(Exercise description): From the entries below, gather every line containing the string "with".

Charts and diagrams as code
⟨

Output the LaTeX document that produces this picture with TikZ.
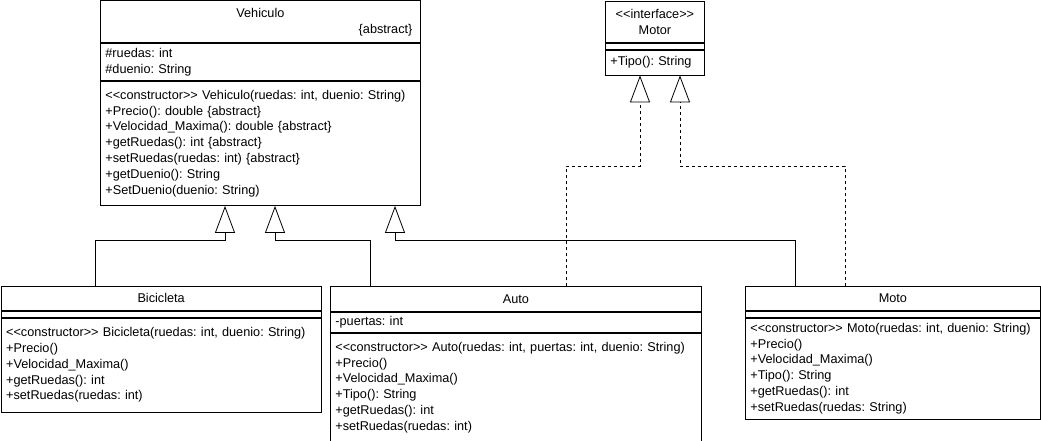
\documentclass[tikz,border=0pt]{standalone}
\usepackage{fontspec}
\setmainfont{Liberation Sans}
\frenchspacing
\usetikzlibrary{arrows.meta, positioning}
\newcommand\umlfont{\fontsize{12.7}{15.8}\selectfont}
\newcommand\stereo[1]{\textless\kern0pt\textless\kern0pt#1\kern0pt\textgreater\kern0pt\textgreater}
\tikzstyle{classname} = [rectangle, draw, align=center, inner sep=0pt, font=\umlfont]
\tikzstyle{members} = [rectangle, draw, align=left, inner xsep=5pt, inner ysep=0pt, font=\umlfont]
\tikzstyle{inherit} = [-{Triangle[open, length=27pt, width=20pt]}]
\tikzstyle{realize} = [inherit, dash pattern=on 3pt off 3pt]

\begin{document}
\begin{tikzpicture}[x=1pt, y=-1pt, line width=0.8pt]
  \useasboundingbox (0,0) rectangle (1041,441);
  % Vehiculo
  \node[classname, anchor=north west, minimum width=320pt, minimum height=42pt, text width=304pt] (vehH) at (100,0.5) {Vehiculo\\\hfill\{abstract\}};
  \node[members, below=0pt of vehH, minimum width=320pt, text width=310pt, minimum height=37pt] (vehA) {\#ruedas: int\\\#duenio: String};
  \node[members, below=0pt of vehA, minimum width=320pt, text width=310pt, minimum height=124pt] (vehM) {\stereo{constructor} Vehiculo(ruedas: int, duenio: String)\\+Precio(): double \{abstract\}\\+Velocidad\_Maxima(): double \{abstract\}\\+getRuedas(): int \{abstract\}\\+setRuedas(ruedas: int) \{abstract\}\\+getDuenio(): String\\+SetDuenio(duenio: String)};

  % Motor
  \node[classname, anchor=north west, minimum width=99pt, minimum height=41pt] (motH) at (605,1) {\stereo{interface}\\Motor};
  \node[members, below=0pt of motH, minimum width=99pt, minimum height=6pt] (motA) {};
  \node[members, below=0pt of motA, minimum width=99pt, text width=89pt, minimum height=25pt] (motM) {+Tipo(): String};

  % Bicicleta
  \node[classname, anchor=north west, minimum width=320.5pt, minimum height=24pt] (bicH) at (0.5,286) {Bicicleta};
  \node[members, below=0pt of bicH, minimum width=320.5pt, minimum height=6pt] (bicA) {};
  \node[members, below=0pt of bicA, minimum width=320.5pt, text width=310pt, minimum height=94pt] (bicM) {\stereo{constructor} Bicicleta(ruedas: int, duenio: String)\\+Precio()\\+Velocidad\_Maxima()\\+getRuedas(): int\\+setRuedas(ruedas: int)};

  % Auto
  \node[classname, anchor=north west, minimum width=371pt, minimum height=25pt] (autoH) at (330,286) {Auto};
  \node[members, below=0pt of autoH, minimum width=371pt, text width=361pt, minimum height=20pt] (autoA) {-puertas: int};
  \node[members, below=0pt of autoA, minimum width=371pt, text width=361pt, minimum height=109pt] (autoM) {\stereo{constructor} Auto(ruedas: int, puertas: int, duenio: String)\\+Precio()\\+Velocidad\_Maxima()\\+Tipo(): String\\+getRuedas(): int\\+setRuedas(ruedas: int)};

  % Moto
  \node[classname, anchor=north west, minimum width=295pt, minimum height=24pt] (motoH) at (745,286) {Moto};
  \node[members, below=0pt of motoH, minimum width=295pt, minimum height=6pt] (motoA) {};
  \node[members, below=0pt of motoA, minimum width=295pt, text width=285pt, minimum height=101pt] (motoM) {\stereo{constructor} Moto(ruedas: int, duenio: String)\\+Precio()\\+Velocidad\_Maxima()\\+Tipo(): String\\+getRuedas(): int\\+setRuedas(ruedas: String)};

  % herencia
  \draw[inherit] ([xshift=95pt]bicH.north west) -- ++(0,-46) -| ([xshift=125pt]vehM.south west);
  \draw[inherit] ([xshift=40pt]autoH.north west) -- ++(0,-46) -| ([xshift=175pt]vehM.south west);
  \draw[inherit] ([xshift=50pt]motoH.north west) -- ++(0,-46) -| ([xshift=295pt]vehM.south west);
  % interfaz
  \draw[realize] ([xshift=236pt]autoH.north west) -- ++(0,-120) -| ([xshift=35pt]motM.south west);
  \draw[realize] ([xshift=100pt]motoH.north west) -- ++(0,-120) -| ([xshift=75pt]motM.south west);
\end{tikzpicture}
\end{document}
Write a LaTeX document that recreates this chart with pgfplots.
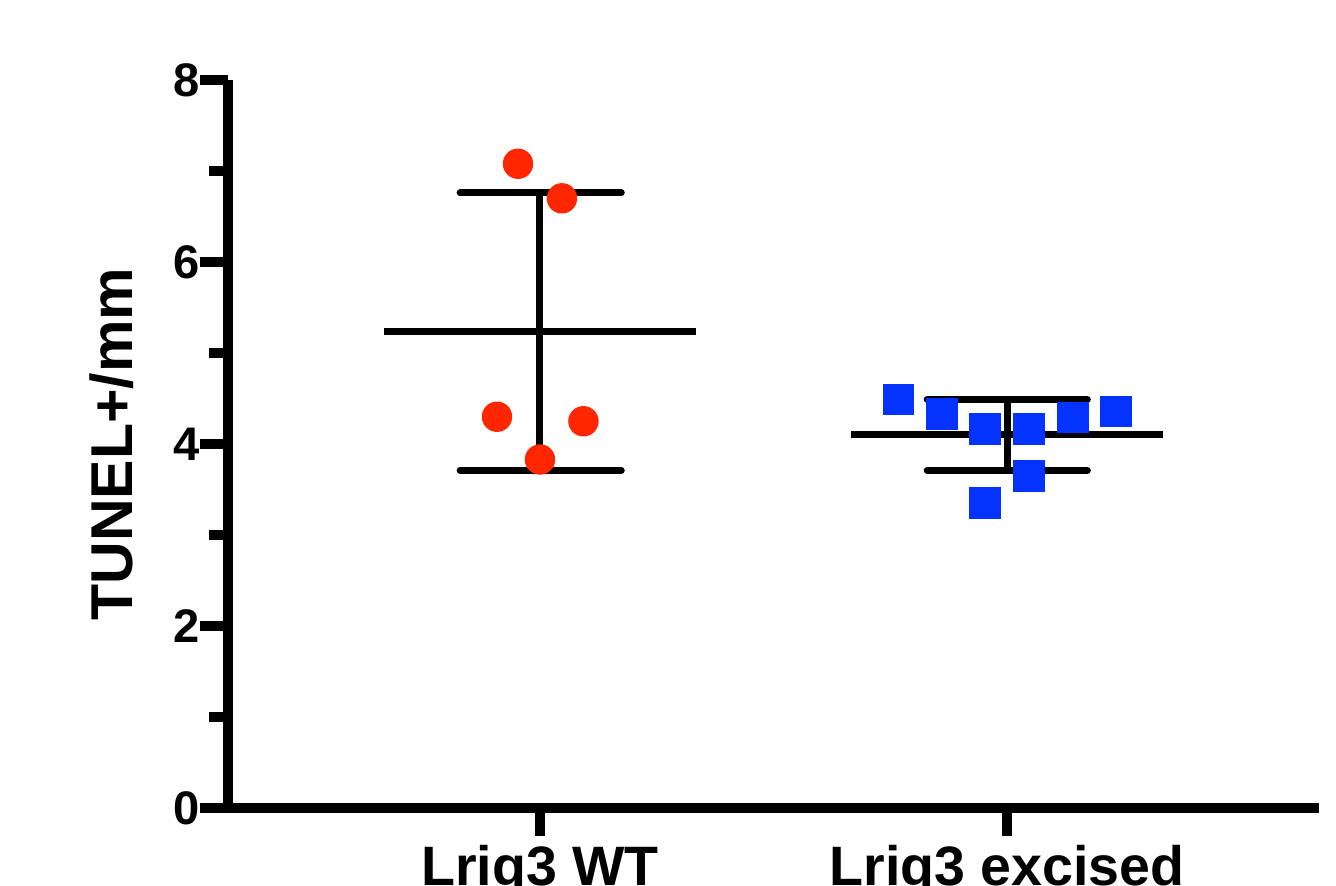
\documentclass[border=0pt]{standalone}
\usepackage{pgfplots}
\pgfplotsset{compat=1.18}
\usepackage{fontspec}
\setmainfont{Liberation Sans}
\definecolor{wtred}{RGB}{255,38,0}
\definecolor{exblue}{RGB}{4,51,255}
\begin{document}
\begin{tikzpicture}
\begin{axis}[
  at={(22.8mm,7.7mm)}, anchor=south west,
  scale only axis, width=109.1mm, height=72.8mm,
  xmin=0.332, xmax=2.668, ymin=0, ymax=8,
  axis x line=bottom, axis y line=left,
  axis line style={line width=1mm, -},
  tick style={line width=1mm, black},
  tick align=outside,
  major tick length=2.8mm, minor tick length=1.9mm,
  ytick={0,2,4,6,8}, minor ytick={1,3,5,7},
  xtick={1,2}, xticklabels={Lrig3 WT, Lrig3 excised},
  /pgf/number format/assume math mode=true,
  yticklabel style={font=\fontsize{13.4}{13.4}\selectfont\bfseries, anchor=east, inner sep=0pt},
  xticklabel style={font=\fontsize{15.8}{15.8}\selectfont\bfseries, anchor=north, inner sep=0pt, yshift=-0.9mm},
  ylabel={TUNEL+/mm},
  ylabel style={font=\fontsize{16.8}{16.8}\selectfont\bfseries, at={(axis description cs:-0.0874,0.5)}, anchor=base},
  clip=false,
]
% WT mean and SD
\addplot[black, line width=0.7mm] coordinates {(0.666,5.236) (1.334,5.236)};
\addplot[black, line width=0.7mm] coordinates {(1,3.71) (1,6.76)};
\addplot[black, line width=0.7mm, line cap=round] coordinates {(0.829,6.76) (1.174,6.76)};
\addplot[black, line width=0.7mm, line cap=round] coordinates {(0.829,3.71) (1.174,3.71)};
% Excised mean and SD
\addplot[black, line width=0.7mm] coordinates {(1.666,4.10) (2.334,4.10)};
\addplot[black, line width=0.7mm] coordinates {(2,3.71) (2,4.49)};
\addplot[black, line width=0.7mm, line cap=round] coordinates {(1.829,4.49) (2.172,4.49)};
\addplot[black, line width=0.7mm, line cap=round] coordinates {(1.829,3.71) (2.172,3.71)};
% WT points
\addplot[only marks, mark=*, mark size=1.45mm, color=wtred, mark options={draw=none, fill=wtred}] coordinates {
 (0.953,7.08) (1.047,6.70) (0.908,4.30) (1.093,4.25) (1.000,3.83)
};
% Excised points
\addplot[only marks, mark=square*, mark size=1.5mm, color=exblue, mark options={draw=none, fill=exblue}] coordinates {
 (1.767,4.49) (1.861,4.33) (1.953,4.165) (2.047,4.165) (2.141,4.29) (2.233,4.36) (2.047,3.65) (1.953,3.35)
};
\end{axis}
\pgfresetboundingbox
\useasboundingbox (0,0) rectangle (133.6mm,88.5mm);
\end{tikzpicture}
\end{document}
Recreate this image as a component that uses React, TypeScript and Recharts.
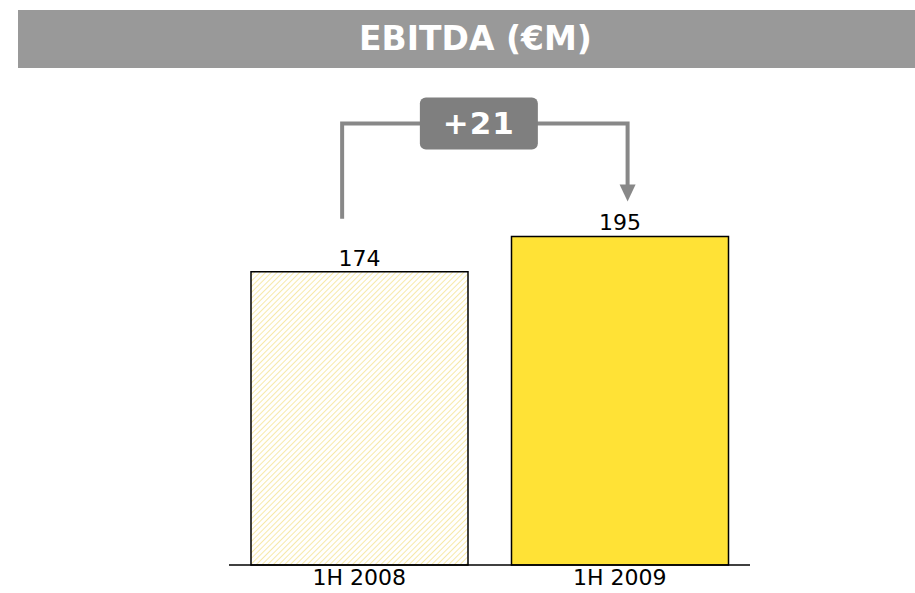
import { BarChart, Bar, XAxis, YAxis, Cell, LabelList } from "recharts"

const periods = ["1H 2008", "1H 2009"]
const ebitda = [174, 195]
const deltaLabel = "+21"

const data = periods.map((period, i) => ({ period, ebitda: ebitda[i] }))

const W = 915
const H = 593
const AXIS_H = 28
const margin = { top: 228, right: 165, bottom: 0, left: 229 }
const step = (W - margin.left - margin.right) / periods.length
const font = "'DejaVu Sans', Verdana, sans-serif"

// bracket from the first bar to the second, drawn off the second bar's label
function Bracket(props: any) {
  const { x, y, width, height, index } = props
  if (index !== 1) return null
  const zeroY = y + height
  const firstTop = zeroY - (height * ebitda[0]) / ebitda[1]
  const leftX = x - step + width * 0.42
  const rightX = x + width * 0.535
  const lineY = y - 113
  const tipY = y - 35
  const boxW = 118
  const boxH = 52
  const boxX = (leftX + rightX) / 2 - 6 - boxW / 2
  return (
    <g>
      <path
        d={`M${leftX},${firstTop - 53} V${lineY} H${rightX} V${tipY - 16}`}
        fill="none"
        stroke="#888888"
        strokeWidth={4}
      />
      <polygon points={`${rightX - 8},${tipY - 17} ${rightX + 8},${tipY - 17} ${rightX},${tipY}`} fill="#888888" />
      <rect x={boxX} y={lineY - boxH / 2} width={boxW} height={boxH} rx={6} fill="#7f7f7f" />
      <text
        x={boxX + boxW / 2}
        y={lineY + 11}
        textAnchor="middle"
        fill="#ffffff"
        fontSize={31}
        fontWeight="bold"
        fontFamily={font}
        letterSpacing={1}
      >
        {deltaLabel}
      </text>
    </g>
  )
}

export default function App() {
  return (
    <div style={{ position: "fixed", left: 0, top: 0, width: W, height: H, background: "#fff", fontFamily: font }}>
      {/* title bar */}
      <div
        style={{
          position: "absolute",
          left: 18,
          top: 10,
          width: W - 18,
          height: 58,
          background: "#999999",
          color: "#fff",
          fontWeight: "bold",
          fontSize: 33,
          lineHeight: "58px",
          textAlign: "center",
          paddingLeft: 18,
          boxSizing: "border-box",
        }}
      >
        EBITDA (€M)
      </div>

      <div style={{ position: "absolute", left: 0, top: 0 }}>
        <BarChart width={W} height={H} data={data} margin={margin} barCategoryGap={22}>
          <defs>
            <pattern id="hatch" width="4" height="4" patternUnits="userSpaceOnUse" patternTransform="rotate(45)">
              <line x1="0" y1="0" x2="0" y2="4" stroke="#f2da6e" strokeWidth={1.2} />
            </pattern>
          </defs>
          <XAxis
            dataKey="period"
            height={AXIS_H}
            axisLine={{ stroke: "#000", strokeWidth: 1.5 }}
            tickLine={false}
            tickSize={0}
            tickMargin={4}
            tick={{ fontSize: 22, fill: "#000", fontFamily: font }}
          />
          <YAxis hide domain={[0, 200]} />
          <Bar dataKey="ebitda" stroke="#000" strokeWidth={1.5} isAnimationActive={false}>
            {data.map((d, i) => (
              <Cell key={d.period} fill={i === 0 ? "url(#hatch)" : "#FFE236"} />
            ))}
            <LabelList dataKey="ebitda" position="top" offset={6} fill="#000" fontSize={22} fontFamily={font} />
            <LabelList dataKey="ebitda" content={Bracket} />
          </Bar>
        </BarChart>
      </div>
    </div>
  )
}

⟩

(Written solution):
Output the LaTeX document that produces this picture with TikZ.
Write a LaTeX document that recreates this chart with pgfplots.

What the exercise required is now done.